Five of the UK’s leading drama schools including RADA and Mountview Academy of Theatre Arts have signed up to a three-year contract, committing them to improve diversity in their institutions.
The move is among the first major steps of the Diversity School Initiative, a student-founded campaign body set up to hold performing arts training institutions to account over diversity.
It has recruited five schools to become partners in delivering its mission of addressing under-representation of all kinds. The other schools taking part are the Bristol Old Vic Theatre School, Arts Educational Schools and the Guildhall School of Music and Drama.
Through the contract, the five partner schools have promised to work with the body for three years. They have signed up to undergo auditing exercises, where the campaign’s leaders will spend time in drama schools with students and teachers to gain an understanding of areas that need addressing.
The schools will provide details of the work they are doing, while the initiative will monitor the routes through which students are coming into training.
A manifesto will also be drawn up over the course of this year, through specialist events, which the partner schools will then adopt.
Diversity School co-founder Steven Kavuma, who is a student at the Royal Central School of Speech and Drama, said the partner programme was intended to create a dialogue with institutions rather than implement a one-way system.
“This is not just a student thing. We want the schools to be involved as well, and by putting together this contract it is a way of schools saying they are committed to increasing and improving diversity of all kinds,” he said.
RADA director Edward Kemp said the plans would help ensure that the work being done to address diversity is “united and creates sustained change”.
“Schools across the country run dedicated programmes to promote diversity, but we know there is more work to be done,” he said.
Mountview principal Stephen Jameson added that the partnership confirmed the school’s commitment to improving access to training, and said it was open to the challenge that the Diversity School has brought to the table.

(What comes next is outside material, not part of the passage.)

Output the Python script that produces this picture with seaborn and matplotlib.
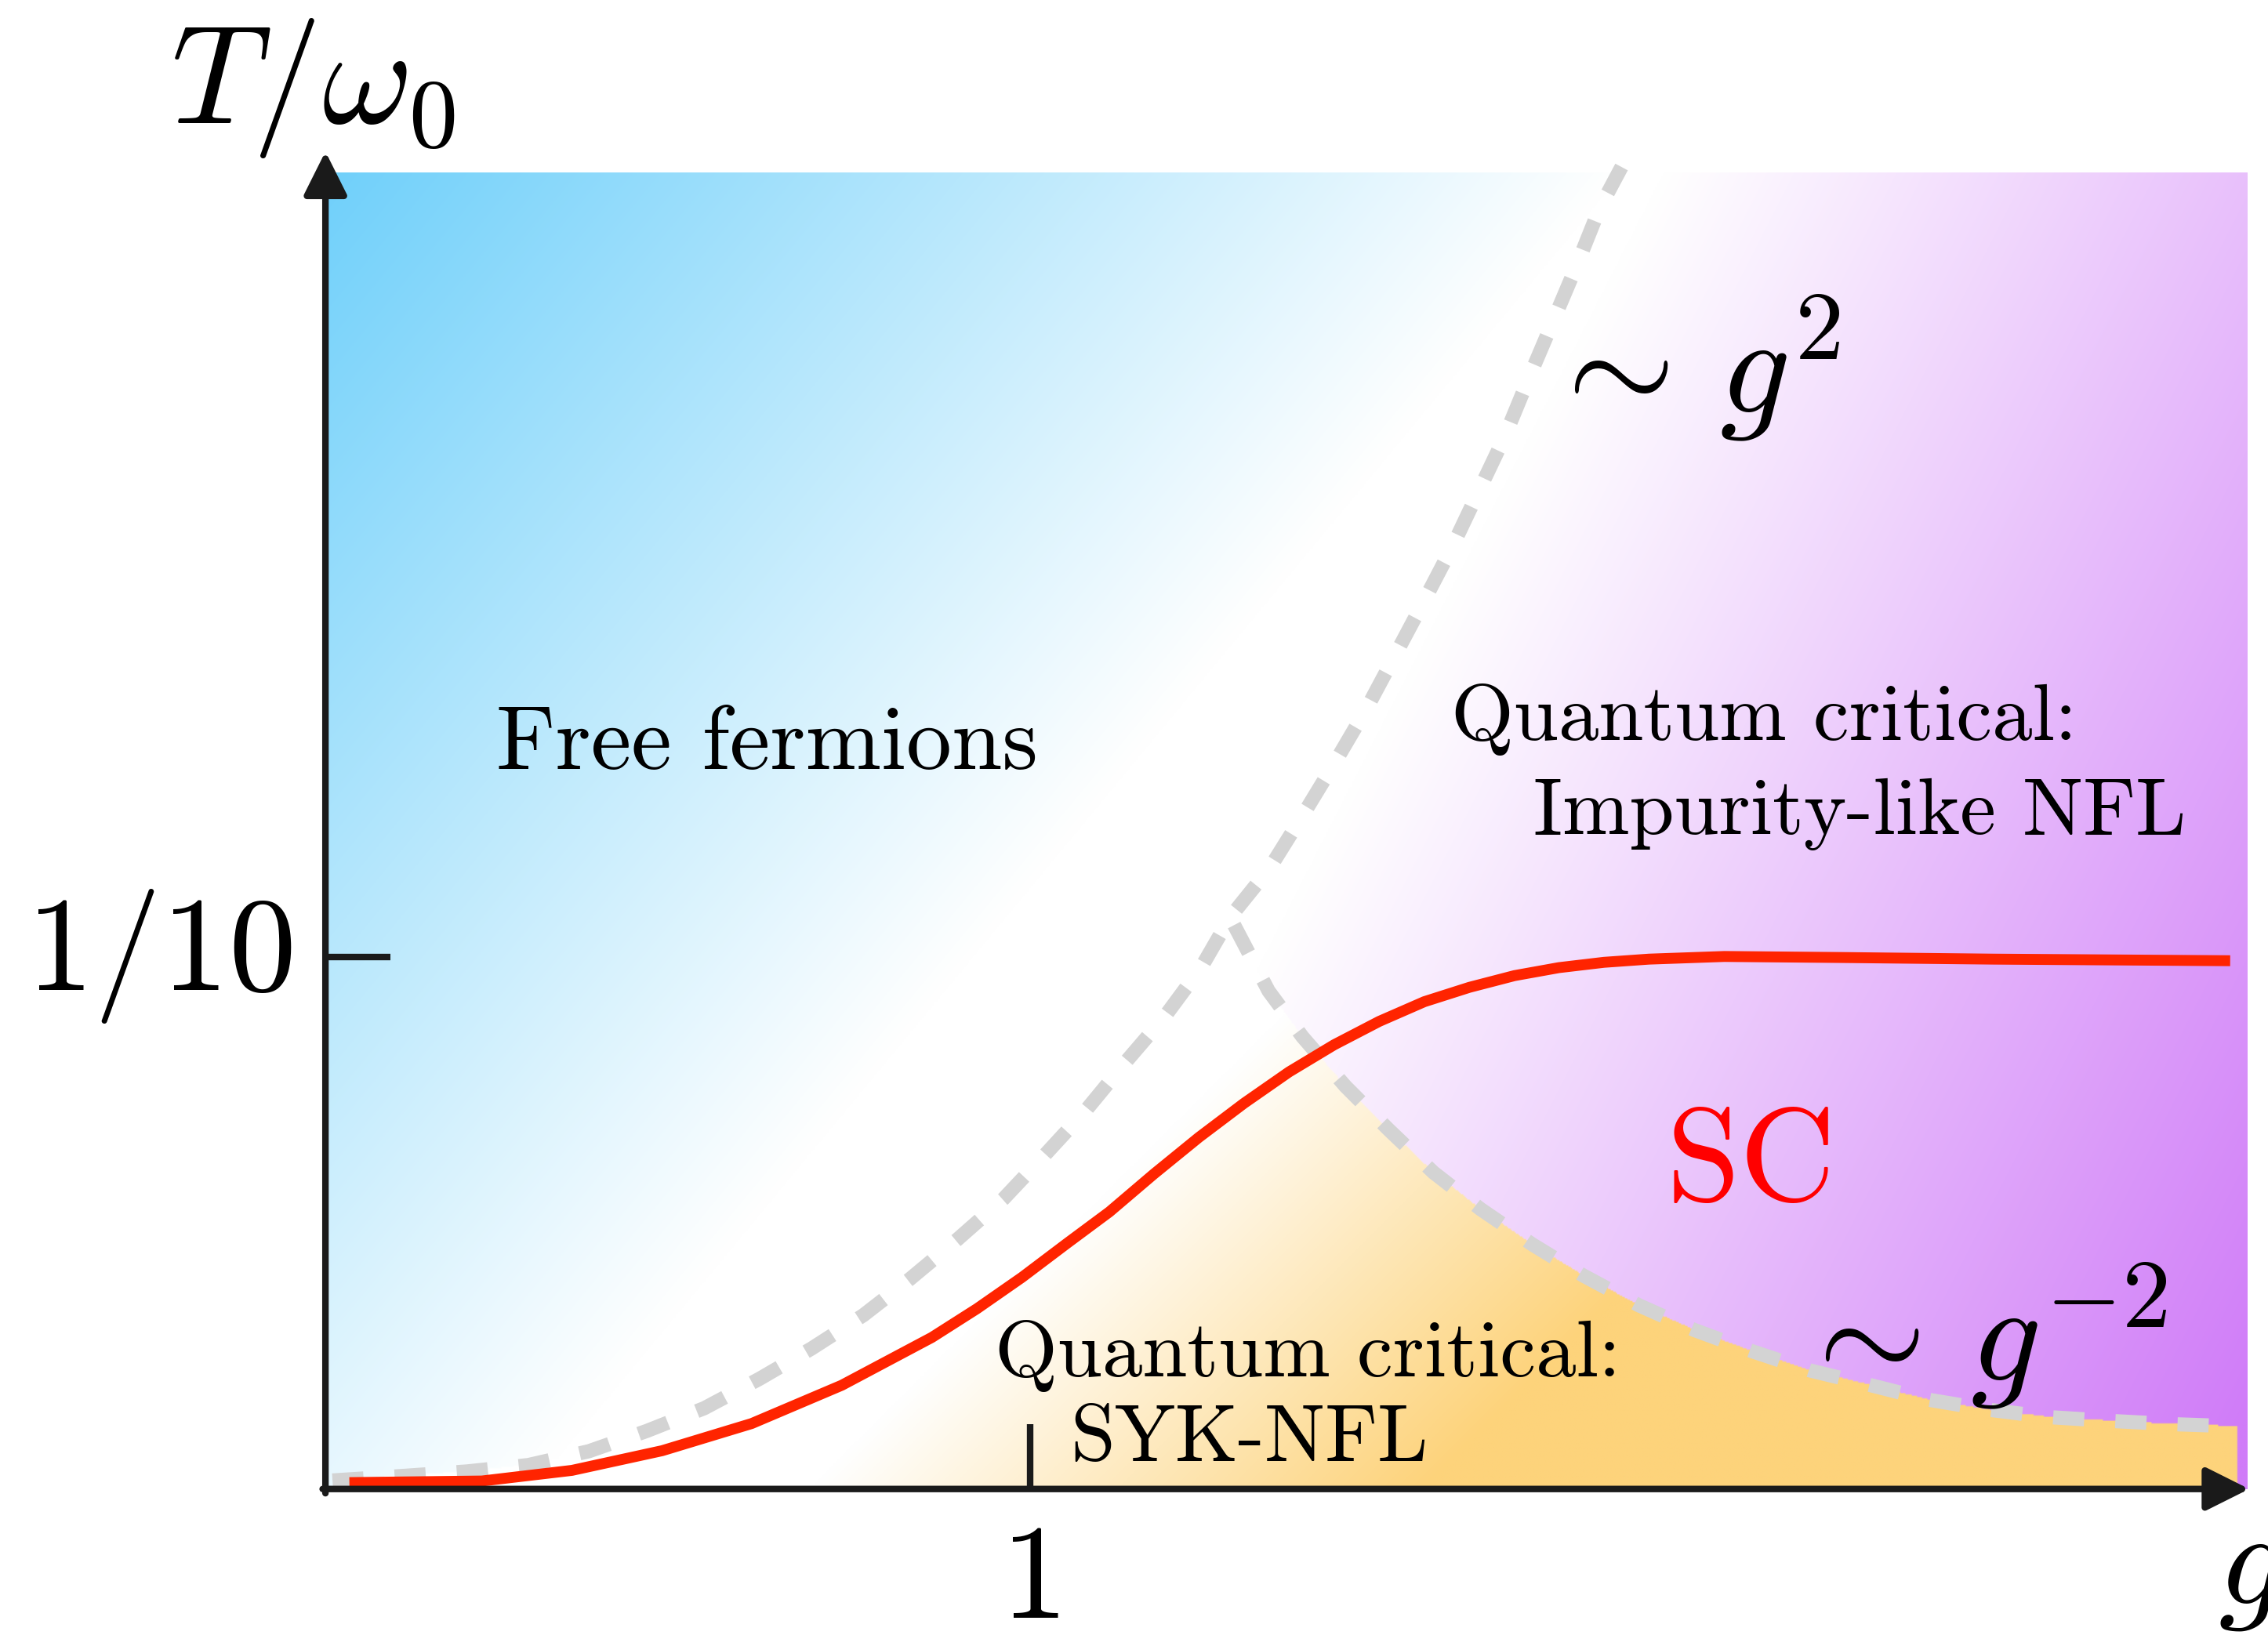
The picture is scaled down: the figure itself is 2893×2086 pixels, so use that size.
import numpy as np
import matplotlib
matplotlib.use("Agg")
import matplotlib.pyplot as plt
import seaborn as sns

# ---------------- data ----------------
# crossover ~ g^2 (grey dashed, rising branch)
g2_g = [0.010, 0.115, 0.201, 0.288, 0.374, 0.456, 0.538, 0.616, 0.690, 0.764,
        0.830, 0.897, 0.963, 1.022, 1.079, 1.135, 1.192, 1.244, 1.285, 1.341,
        1.390, 1.435, 1.478, 1.520, 1.559, 1.600, 1.637, 1.674, 1.708, 1.743,
        1.776, 1.809, 1.840]
g2_T = [0.0016, 0.0025, 0.0033, 0.0045, 0.0071, 0.0109, 0.0152, 0.0207, 0.0264, 0.0327,
        0.0395, 0.0469, 0.0546, 0.0629, 0.0711, 0.0801, 0.0889, 0.0982, 0.1076, 0.1168,
        0.1272, 0.1370, 0.1467, 0.1571, 0.1668, 0.1772, 0.1875, 0.1978, 0.2087, 0.2196,
        0.2299, 0.2408, 0.2485]
# crossover ~ g^-2 (grey dashed, falling branch)
gm2_g = [1.290, 1.339, 1.387, 1.448, 1.509, 1.573, 1.640, 1.713, 1.786, 1.865,
         1.943, 2.023, 2.107, 2.191, 2.275, 2.361, 2.448, 2.534, 2.620, 2.708]
gm2_T = [0.1060, 0.0936, 0.0850, 0.0757, 0.0676, 0.0595, 0.0526, 0.0460, 0.0401, 0.0345,
         0.0299, 0.0260, 0.0223, 0.0196, 0.0168, 0.0149, 0.0135, 0.0128, 0.0122, 0.0118]
# superconducting T_c (red)
tc_g = [0.034, 0.095, 0.222, 0.350, 0.478, 0.605, 0.733, 0.861, 0.925, 0.989,
        1.053, 1.113, 1.176, 1.240, 1.304, 1.368, 1.432, 1.496, 1.560, 1.624,
        1.688, 1.751, 1.815, 1.879, 1.986, 2.156, 2.368, 2.704]
tc_T = [0.0012, 0.0013, 0.0015, 0.0035, 0.0072, 0.0123, 0.0195, 0.0285, 0.0339, 0.0398,
        0.0462, 0.0521, 0.0592, 0.0661, 0.0725, 0.0784, 0.0835, 0.0879, 0.0916, 0.0943,
        0.0965, 0.0980, 0.0990, 0.0996, 0.1001, 0.0999, 0.0996, 0.0993]

xtick_vals = [1.0]
xtick_labels = [r"$1$"]
ytick_vals = [0.1]
ytick_labels = [r"$1/10$"]

region_labels = ["Free fermions", "Quantum critical:", "Impurity-like NFL",
                 "Quantum critical:", "SYK-NFL", "SC"]

# ---------------- style ----------------
sns.set_theme(style="white")
plt.rcParams["mathtext.fontset"] = "cm"
plt.rcParams["font.family"] = ["cmr10", "DejaVu Sans"]
plt.rcParams["axes.unicode_minus"] = False
plt.rcParams["text.color"] = "black"

W, H = 2893, 2086
fig = plt.figure(figsize=(W / 200, H / 200), dpi=200)
XMAX, YMAX = 2.75, 0.255
ax = fig.add_axes([225 / 1568, (1131 - 1030) / 1131, XMAX * 487 / 1568, YMAX * 3680 / 1131])
ax.set_xlim(0, XMAX)
ax.set_ylim(0, YMAX)
ax.axis("off")

# ---------------- coloured regions ----------------
G_RIGHT, T_TOP = 2.728, 0.2475
nx, ny = 1500, 1000
gg = np.linspace(0, G_RIGHT, nx)
tt = np.linspace(0, T_TOP, ny)
G, T = np.meshgrid(gg, tt)
xd = 225 + 487 * G
yd = 1030 - 3680 * T

g_on_curve = np.interp(T, g2_T, g2_g)
blue_mask = G < g_on_curve
bound = np.where(G < gm2_g[0], np.interp(G, g2_g, g2_T), np.interp(G, gm2_g, gm2_T))
orange_mask = (T < bound) & (G < 2.715) & ~blue_mask
purple_mask = ~blue_mask & ~orange_mask

white = np.array([255, 255, 255], float)
blue = np.array([112, 208, 250], float)
purple = np.array([208, 124, 248], float)
orange = np.array([253, 211, 123], float)

a_b = np.clip(1 - ((xd - 228) * 0.77 + (yd - 120) * 0.637) / 687, 0, 1)
a_p = np.clip(1 - ((1550 - xd) * 0.891 + (985 - yd) * 0.454) / 749, 0, 1)
a_o = np.clip(((xd - 560) + (yd - 1030)) / 1.414 / 300, 0, 1)

img = np.zeros((ny, nx, 3))
for mask, a, col in [(blue_mask, a_b, blue), (purple_mask, a_p, purple), (orange_mask, a_o, orange)]:
    c = white[None, None, :] * (1 - a[..., None]) + col[None, None, :] * a[..., None]
    img[mask] = c[mask]
ax.imshow(img / 255.0, extent=[0, G_RIGHT, 0, T_TOP], origin="lower", aspect="auto",
          interpolation="bilinear", zorder=0)

# ---------------- curves ----------------
dash = (0, (2.2, 2.2))
sns.lineplot(x=g2_g, y=g2_T, ax=ax, color="#d3d3d3", lw=6.5, sort=False, estimator=None)
sns.lineplot(x=gm2_g, y=gm2_T, ax=ax, color="#d3d3d3", lw=6.5, sort=False, estimator=None)
for ln in ax.lines:
    ln.set_linestyle(dash)
    ln.set_dash_capstyle("butt")
    ln.set_zorder(2)
sns.lineplot(x=tc_g, y=tc_T, ax=ax, color="#ff2400", lw=5.0, sort=False, estimator=None)
ax.lines[-1].set_zorder(3)
ax.lines[-1].set_solid_capstyle("butt")
ax.lines[-1].set_solid_joinstyle("round")
ax.set_xlim(0, XMAX)
ax.set_ylim(0, YMAX)

# ---------------- axes with arrows ----------------
arrow_kw = dict(arrowstyle="-|>,head_length=1.0,head_width=0.5", lw=3.0, color="k",
                shrinkA=0, shrinkB=0, mutation_scale=17)
ax.annotate("", xy=(2.731, 0), xytext=(-0.004, 0), arrowprops=arrow_kw,
            annotation_clip=False, zorder=5)
ax.annotate("", xy=(0, 0.2514), xytext=(0, -0.0008), arrowprops=arrow_kw,
            annotation_clip=False, zorder=5)

for xv, lab in zip(xtick_vals, xtick_labels):
    ax.plot([xv, xv], [0, 0.0122], color="k", lw=3.0, zorder=5, solid_capstyle="butt")
    ax.text(xv, -0.0242, lab, fontsize=62, ha="center", va="baseline", clip_on=False)
for yv, lab in zip(ytick_vals, ytick_labels):
    ax.plot([0, 0.0924], [yv, yv], color="k", lw=3.0, zorder=5, solid_capstyle="butt")
    ax.text(-0.047, 0.0938, lab, fontsize=62, ha="right", va="baseline", clip_on=False)

ax.text(-0.2197, 0.2568, r"$T/\omega_0$", fontsize=64, ha="left", va="baseline", clip_on=False)
ax.text(2.686, -0.0215, r"$g$", fontsize=62, ha="left", va="baseline", clip_on=False)

# ---------------- region labels ----------------
ax.text(0.242, 0.1353, region_labels[0], fontsize=41.7, ha="left", va="baseline", zorder=6)
ax.text(1.5975, 0.1408, region_labels[1], fontsize=37, ha="left", va="baseline", zorder=6)
ax.text(1.7146, 0.1231, region_labels[2], fontsize=37, ha="left", va="baseline", zorder=6)
ax.text(0.9507, 0.0212, region_labels[3], fontsize=37, ha="left", va="baseline", zorder=6)
ax.text(1.0575, 0.00543, region_labels[4], fontsize=37, ha="left", va="baseline", zorder=6)
ax.text(1.9035, 0.0543, region_labels[5], fontsize=61, ha="left", va="baseline",
        color="#ff0000", zorder=6)
ax.text(1.727, 0.2024, r"$\sim\,g^{2}$", fontsize=64, ha="left", va="baseline", zorder=6)
ax.text(2.083, 0.0204, r"$\sim\,g^{-2}$", fontsize=64, ha="left", va="baseline", zorder=6)

fig.savefig("out.png", dpi=200)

As part of their commitment, the partner schools will host tailored events and workshops for students and teachers, organised by the Diversity School, which are intended to “create a safe and open space where students can freely discuss the challenges they encounter in their training”.
The Diversity School Initiative was founded in 2017 by a group of drama school students to enact change around diversity in the training sector. It continues to be run by these four individuals, with an advisory board that includes directors Vicky Featherstone and Gbolahan Obisesan, and theatre academic Jami Rogers.
The five partner schools were announced at an event held at London’s Royal Court, where the campaign group unveiled its first programme events.
These include a line-up of specialist talks, which will take place throughout 2018 and at which ideas for the manifesto will be created.
The first event will be held in April in collaboration with the Young Vic’s Taking Part programme and will explore the class divide in British drama training. Subsequent events include a talk with Graeae Theatre Company about ability, and a collaboration with East Asian theatre company Papergang on ethnicity and race.
Sexual harassment in training will also be addressed at a talk held at the Royal Court later this year.